Most predictions indicate that climate change scenarios, with global warming, could affect agriculture and increase and change the threat of fungal invasion of crops so a rapid, low-cost, high-throughput analytical approach for mycotoxin detection in the field would support the industry in making rapid management decisions on the acceptance or rejection of a lot, according to various researchers.
Professor Rudolf Krska, who is based at the University of Natural Resources and Life Sciences, Vienna (BOKU), was speaking about the advances, to date, in mycotoxin analysis at dsm-firmenich’s World Nutrition Forum (WNF) in Cancun earlier this month.
“It is remarkable that there has not been any noteworthy progress in nearly 10 years. That is frustrating. The major breakthroughs were between 2005 and 2015, and in the lab-based environment,” he told this publication.
The fastest techniques available for analysis of regulated toxins today, said Prof Krska, are ones based on liquid chromatography coupled to tandem mass spectrometry (LC-MS/MS), the method considered the gold standard in mycotoxin analysis over the past two decades, along with immunoanalytical methods for the rapid screening of mycotoxins - enzyme linked immunosorbent assays (ELISA), and lateral flow assays.
“With mass spectrometry, we are now able to detect, certainly in my lab, 1,400 contaminants in 45 minutes,” he said.
Though, he said, LC-MS/MS based methods still require expensive equipment and highly trained personnel.
Lateral flow tests
ELISA methods are commercially available and routinely used. Assessment of mycotoxin contamination can be performed with ELISAs in 30 minutes to two hours. Easy-to-use lateral flow assays (LFAs) allow for rapid semi-quantitative screening with measurement times of five to ten minutes, excluding sample preparation time.
Both approaches require only minimal sample preparation, which involves homogenization and extraction thanks to the selectivity of the employed antibodies.
ELISA methods are ideal for checking incoming raw grain rather than complex feed, he said. Lateral flow devices are useful for pre- and post-harvest checks.

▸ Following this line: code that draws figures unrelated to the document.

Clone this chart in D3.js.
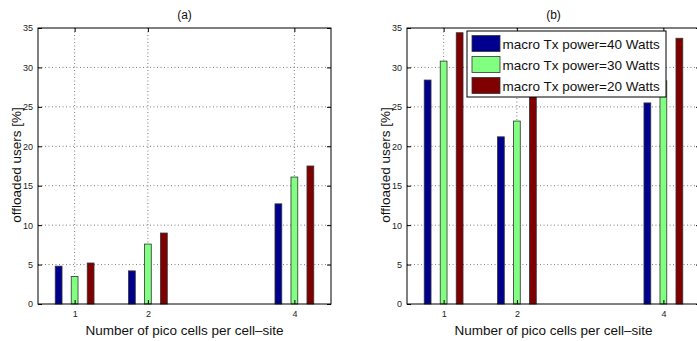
<!DOCTYPE html>
<html>
<head>
<meta charset="utf-8">
<script src="https://cdn.jsdelivr.net/npm/d3@7"></script>
<style>
body { margin: 0; background: #fff; }
svg { display: block; font-family: "Liberation Sans", Arial, sans-serif; }
</style>
</head>
<body>
<svg id="chart" width="697" height="341"></svg>
<script>
// data
var picoCells = [1, 2, 4];
var seriesNames = ["macro Tx power=40 Watts", "macro Tx power=30 Watts", "macro Tx power=20 Watts"];
var seriesColors = ["#00008f", "#80ff80", "#800000"];
var panelA = [
  [4.8, 4.2, 12.7],
  [3.5, 7.6, 16.1],
  [5.2, 9.0, 17.5]
];
var panelB = [
  [28.4, 21.2, 25.5],
  [30.8, 23.2, 28.3],
  [34.4, 29.5, 33.7]
];
var yTicks = [0, 5, 10, 15, 20, 25, 30, 35];
var titles = ["(a)", "(b)"];

var svg = d3.select("#chart");

var plotTop = 28, plotBottom = 304;
var y = d3.scaleLinear().domain([0, 35]).range([plotBottom, plotTop]);

function drawPanel(left, right, data, title, withLegend) {
  var x = d3.scaleLinear().domain([0.5, 4.5]).range([left, right]);
  var g = svg.append("g");
  var unit = x(2) - x(1);
  var offset = 16 / unit, barW = 6.8 / unit;

  // grid
  g.selectAll(".gy").data(yTicks.slice(1, -1)).enter().append("line")
    .attr("x1", left).attr("x2", right)
    .attr("y1", function(d) { return y(d); }).attr("y2", function(d) { return y(d); })
    .attr("stroke", "#444").attr("stroke-width", 0.7).attr("stroke-dasharray", "1,2.5");
  g.selectAll(".gx").data(picoCells).enter().append("line")
    .attr("x1", function(d) { return x(d); }).attr("x2", function(d) { return x(d); })
    .attr("y1", plotTop).attr("y2", plotBottom)
    .attr("stroke", "#444").attr("stroke-width", 0.7).attr("stroke-dasharray", "1,2.5");

  // bars
  data.forEach(function(vals, s) {
    g.selectAll(".b" + s).data(vals).enter().append("rect")
      .attr("x", function(d, i) { return x(picoCells[i] + (s - 1) * offset - barW / 2); })
      .attr("y", function(d) { return y(d); })
      .attr("width", barW * unit)
      .attr("height", function(d) { return plotBottom - y(d); })
      .attr("fill", seriesColors[s])
      .attr("stroke", "#333").attr("stroke-width", 0.8);
  });

  // box
  g.append("rect").attr("x", left).attr("y", plotTop)
    .attr("width", right - left).attr("height", plotBottom - plotTop)
    .attr("fill", "none").attr("stroke", "#000").attr("stroke-width", 1);

  var yAxis = d3.axisLeft(y).tickValues(yTicks).tickSize(-4).tickPadding(5);
  g.append("g").attr("transform", "translate(" + left + ",0)").call(yAxis)
    .call(function(a) { a.select(".domain").remove(); })
    .selectAll("text").attr("font-size", 9).attr("font-family", "Liberation Sans, Arial, sans-serif").attr("fill", "#222");
  g.append("g").attr("transform", "translate(" + right + ",0)")
    .call(d3.axisRight(y).tickValues(yTicks).tickSize(-4).tickFormat(""))
    .select(".domain").remove();

  var xAxis = d3.axisBottom(x).tickValues(picoCells).tickFormat(d3.format("d")).tickSize(-4).tickPadding(7);
  g.append("g").attr("transform", "translate(0," + plotBottom + ")").call(xAxis)
    .call(function(a) { a.select(".domain").remove(); })
    .selectAll("text").attr("font-size", 9).attr("font-family", "Liberation Sans, Arial, sans-serif").attr("fill", "#222");
  g.append("g").attr("transform", "translate(0," + plotTop + ")")
    .call(d3.axisTop(x).tickValues(picoCells).tickSize(-4).tickFormat(""))
    .select(".domain").remove();

  var cx = x(2.5);
  g.append("text").attr("x", cx).attr("y", 19).attr("text-anchor", "middle")
    .attr("font-size", 12).attr("fill", "#111").text(title);
  g.append("text").attr("x", cx).attr("y", 335).attr("text-anchor", "middle")
    .attr("font-size", 13.5).attr("fill", "#111").text("Number of pico cells per cell\u2013site");
  g.append("text").attr("transform", "translate(" + (left - 17) + "," + ((plotTop + plotBottom) / 2 - 1) + ") rotate(-90)")
    .attr("text-anchor", "middle").attr("font-size", 13.5).attr("fill", "#111").text("offloaded users [%]");

  if (withLegend) {
    var lg = g.append("g").attr("transform", "translate(467,31)");
    lg.append("rect").attr("width", 199).attr("height", 66)
      .attr("fill", "#fff").attr("stroke", "#000").attr("stroke-width", 1);
    seriesNames.forEach(function(name, s) {
      lg.append("rect").attr("x", 5).attr("y", 4.5 + s * 21).attr("width", 28).attr("height", 16)
        .attr("fill", seriesColors[s]).attr("stroke", "#333").attr("stroke-width", 0.8);
      lg.append("text").attr("x", 35.5).attr("y", 17.5 + s * 21)
        .attr("font-size", 13.5).attr("fill", "#111").text(name);
    });
  }
}

drawPanel(38, 331, panelA, titles[0], false);
drawPanel(407, 700, panelB, titles[1], true);
</script>
</body>
</html>
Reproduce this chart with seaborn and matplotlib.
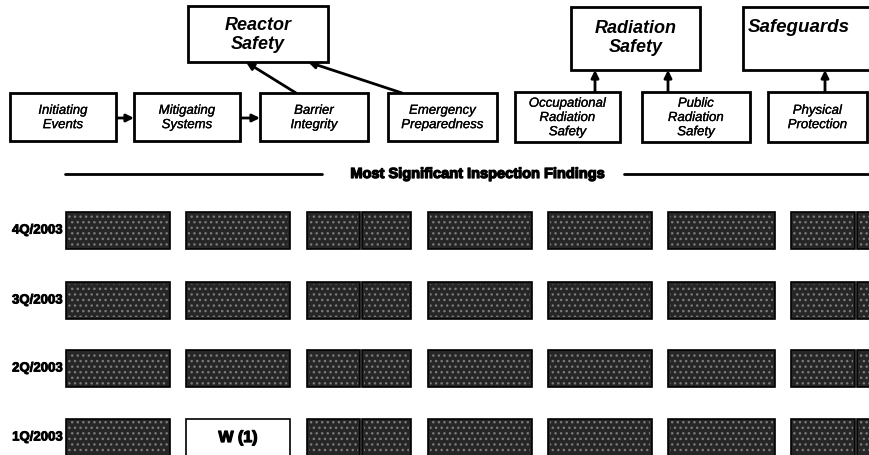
import matplotlib
matplotlib.use("Agg")
import matplotlib.pyplot as plt
import matplotlib.patheffects as pe
from matplotlib.patches import Rectangle
import seaborn as sns

sns.set_style("white")
plt.rcParams['font.family'] = ['Liberation Sans', 'DejaVu Sans']
plt.rcParams['text.color'] = 'black'
plt.rcParams['hatch.linewidth'] = 1.0

# Cornerstone boxes and their grouping
groups = ["Reactor\nSafety", "Radiation\nSafety", "Safeguards"]
cornerstones = ["Initiating\nEvents", "Mitigating\nSystems", "Barrier\nIntegrity",
                "Emergency\nPreparedness", "Occupational\nRadiation\nSafety",
                "Public\nRadiation\nSafety", "Physical\nProtection"]

# Quarters and most significant finding per cell (Barrier Integrity and
# Physical Protection are split into two cells)
quarters = ["4Q/2003", "3Q/2003", "2Q/2003", "1Q/2003"]
findings_4q = ["G", "G", "G", "G", "G", "G", "G", "G", "G"]
findings_3q = ["G", "G", "G", "G", "G", "G", "G", "G", "G"]
findings_2q = ["G", "G", "G", "G", "G", "G", "G", "G", "G"]
findings_1q = ["G", "W (1)", "G", "G", "G", "G", "G", "G", "G"]
findings = [findings_4q, findings_3q, findings_2q, findings_1q]

# ---- layout (pixel coordinates) ----
group_boxes = [(188, 6, 140, 56), (571, 7, 129, 63), (743, 7, 140, 63)]
group_text_y = [35, 38, 28]
corner_boxes = [(10, 93, 106, 48), (134, 93, 106, 48), (260, 93, 108, 48),
                (388, 93, 109, 48), (515, 92, 105, 50), (642, 92, 108, 50),
                (768, 92, 99, 50)]
cell_left = [66, 186, 307, 362, 428, 548, 668, 791, 857]
cell_width = [104, 104, 53, 49, 104, 104, 107, 64, 20]
row_top = [212, 282, 350, 419]
row_h = 37

dark = "#262626"
heavy = [pe.withStroke(linewidth=0.9, foreground="black")]

fig = plt.figure(figsize=(8.69, 4.55), dpi=100)
ax = fig.add_axes([0, 0, 1, 1])
ax.set_xlim(0, 869)
ax.set_ylim(455, 0)
ax.axis("off")

arrow = dict(arrowstyle="-|>", color="black", lw=2.0, mutation_scale=11,
             shrinkA=0, shrinkB=0)

# arrows between cornerstones and up to the strategic areas
ax.annotate("", xy=(134, 118), xytext=(116, 118), arrowprops=arrow)
ax.annotate("", xy=(260, 118), xytext=(240, 118), arrowprops=arrow)
ax.annotate("", xy=(246, 62), xytext=(296, 93), arrowprops=arrow)
ax.annotate("", xy=(308, 62), xytext=(402, 93), arrowprops=arrow)
ax.annotate("", xy=(595, 70), xytext=(595, 92), arrowprops=arrow)
ax.annotate("", xy=(668, 70), xytext=(668, 92), arrowprops=arrow)
ax.annotate("", xy=(825, 70), xytext=(825, 92), arrowprops=arrow)

for (x, y, w, h), label, ty in zip(group_boxes, groups, group_text_y):
    ax.add_patch(Rectangle((x, y), w, h, facecolor="white", edgecolor="black",
                           lw=2.0, zorder=3))
    if label == "Safeguards":
        ax.text(748, ty, label, ha="left", va="center", fontsize=13.5,
                fontweight="bold", fontstyle="italic", zorder=4)
    else:
        ax.text(x + w / 2, ty, label, ha="center", va="center", fontsize=13,
                fontweight="bold", fontstyle="italic", linespacing=1.2, zorder=4)

for (x, y, w, h), label in zip(corner_boxes, cornerstones):
    ax.add_patch(Rectangle((x, y), w, h, facecolor="white", edgecolor="black",
                           lw=2.0, zorder=3))
    ax.text(x + w / 2, y + h / 2 + 1, label, ha="center", va="center",
            fontsize=9.5, fontstyle="italic", linespacing=1.25, zorder=4,
            path_effects=[pe.withStroke(linewidth=0.2, foreground="black")])

# section heading
ax.plot([65, 322], [174, 174], color="black", lw=2.0)
ax.plot([624, 869], [174, 174], color="black", lw=2.0)
ax.text(478, 174, "Most Significant Inspection Findings", ha="center", va="center",
        fontsize=10.5, fontweight="bold", path_effects=heavy,
        family=["Liberation Sans Narrow", "Liberation Sans", "DejaVu Sans"])

# finding cells
for top, quarter, row in zip(row_top, quarters, findings):
    yc = top + row_h / 2
    colors = ["white" if f.startswith("W") else dark for f in row]
    ax.barh([yc] * len(row), cell_width, left=cell_left, height=row_h,
            color=colors, edgecolor="black", lw=1.2)
    dark_idx = [i for i, f in enumerate(row) if not f.startswith("W")]
    ax.barh([yc] * len(dark_idx), [cell_width[i] - 4 for i in dark_idx],
            left=[cell_left[i] + 2 for i in dark_idx], height=row_h - 4,
            color="none", edgecolor="#7a7a7a", lw=0, hatch="...")
    ax.text(63, yc, quarter, ha="right", va="center", fontsize=9.5,
            fontweight="bold",
            path_effects=[pe.withStroke(linewidth=0.6, foreground="black")])
    for f, l, w in zip(row, cell_left, cell_width):
        if f.startswith("W"):
            ax.text(l + w / 2, yc, f, ha="center", va="center", fontsize=11.5,
                    fontweight="bold", path_effects=heavy)

fig.savefig("out.png", dpi=100)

However, both assay types are still relatively labor and consumable intensive, they suffer from cross-reactivities, matrix interferences and require basic laboratory skills and equipment, he explained.
Spectroscopy methods
So a wide variety of spectroscopic methods has been assessed for mycotoxin analysis including, infrared (IR), Raman, fluorescence, surface plasmon resonance and X-Ray spectroscopy, as well as imaging techniques.
Among those, IR spectroscopy has a long history in the analysis of agricultural crops. IR spectrometers are relatively cheap and often no solvents are required, rendering IR spectroscopy as a green analytical technique, he said.
Operation of a routine IR spectrometer is straightforward, allowing sample throughput times of two minutes, and, thus, reducing the cost per analysis down to a few dollars, once a proper calibration is established. “However, the lack of sensitivity and the overlapping absorption characteristics of major sample matrix components prevent the direct determination of food contaminants, such as mycotoxins, at trace levels."
By measuring fungal-induced matrix changes with near IR and mid IR (MIR) spectroscopy as well as hyperspectral imaging in the carbohydrate and protein region, researchers have realized the indirect determination of mycotoxins in food crops, he explained in a paper.
Additional studies underline that such IR spectroscopic platforms have immense potential for rapid analysis of toxins along the food and feed supply chain, said the specialist.
IR spectroscopy would seem to be the ideal candidate for in field or on-site analysis, added Prof Krska.
Tyska et al. (2021) explored near-IR spectroscopy (NIRS) to quantitatively predict fumonisins and zearalenone in Brazilian corn samples. They found no significant statistical difference between the 676 values obtained with the LC-MS/MS reference method and the zearalenone values predicted by NIRS for their test set. However, there are no published reports on the validation of IR methods according to official regulations.
Portable solutions
The EU funded project, PHOTONFOOD, is pursuing an approach involving novel MIR sources to develop portable solutions that enable the on-site screening of mycotoxins.
Such developments could, in the future, facilitate the analysis of mycotoxins, including aflatoxins, at the industry level, at the required regulatory limits, and enable the screening of mycotoxins in more complex food and feed matrices, believes Prof Krska.
The idea is to allow on-site measurement of contaminants at the required detection levels in the ppb range. PHOTONFOOD aims to develop an integrated solution that combines innovations in smart paper-based sample treatment, mid-infrared (MIR) sensing and advanced data analysis.